Laten we voorop stellen dat wijzelf geen opwekking kunnen creëen. Maar we zijn wel in staat een klimaat
van verwachting te scheppen, waardoor mensen zich naar God gaan uitstrekken. Wel vuur, maar welk vuur?
Soms moeten we gewoon pragmatisch zijn door bijvoorbeeld geen ushers ('opvangers') aan te
stellen. Daarmee voorkomen we dat mensen gaan verwachten dat vallen (in de geest) er als vanzelfsprekend
bij hoort en men hier onbewust rekening mee gaan houden.

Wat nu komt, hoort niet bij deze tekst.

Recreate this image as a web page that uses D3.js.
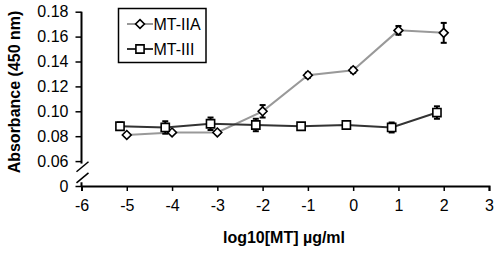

Want wat is dat 'vallen' eigenlijk? Het is niet God of de Heilige Geest die ons doet vallen,
maar onze eigen lichamelijke reactie, te vergelijken met flauwvallen door zwakte, als emotionele reactie
op God of de Heilige Geest. Hoewel het voor iemand een Godservaring kan zijn, is het daarmee nog geen
maatgevend bewijs.
De quakers (Religieus Genootschap rond 1650 ontstaan in Engeland) hanteerden de regel om
in oprechtheid en eerbied af te wachten op de beweging van de Heilige Geest. Nu werden ze niet voor niets
"schudders" genoemd, want ze kenden heftige ervaringen met de Heilige Geest..... Maar doordat er vandaag
de dag niets meer gebeurt, wachtten ze nog steeds.
Als wij 'bewust' de fout in gaan (vreemd vuur) zou dit gevolgen kunnen hebben, maar niets
doen heeft ook zo zijn gevolgen. Daarom is het belangrijk dat onze verwachting met goed bijbels onderwijs
onderbouwd wordt. Zeker, God heeft ons bijzondere dingen beloofd (7), maar Hij
bepaalt wat, wanneer en met welk doel en uitwerking! En, het zal altijd zijn tot verheerlijking van Jezus!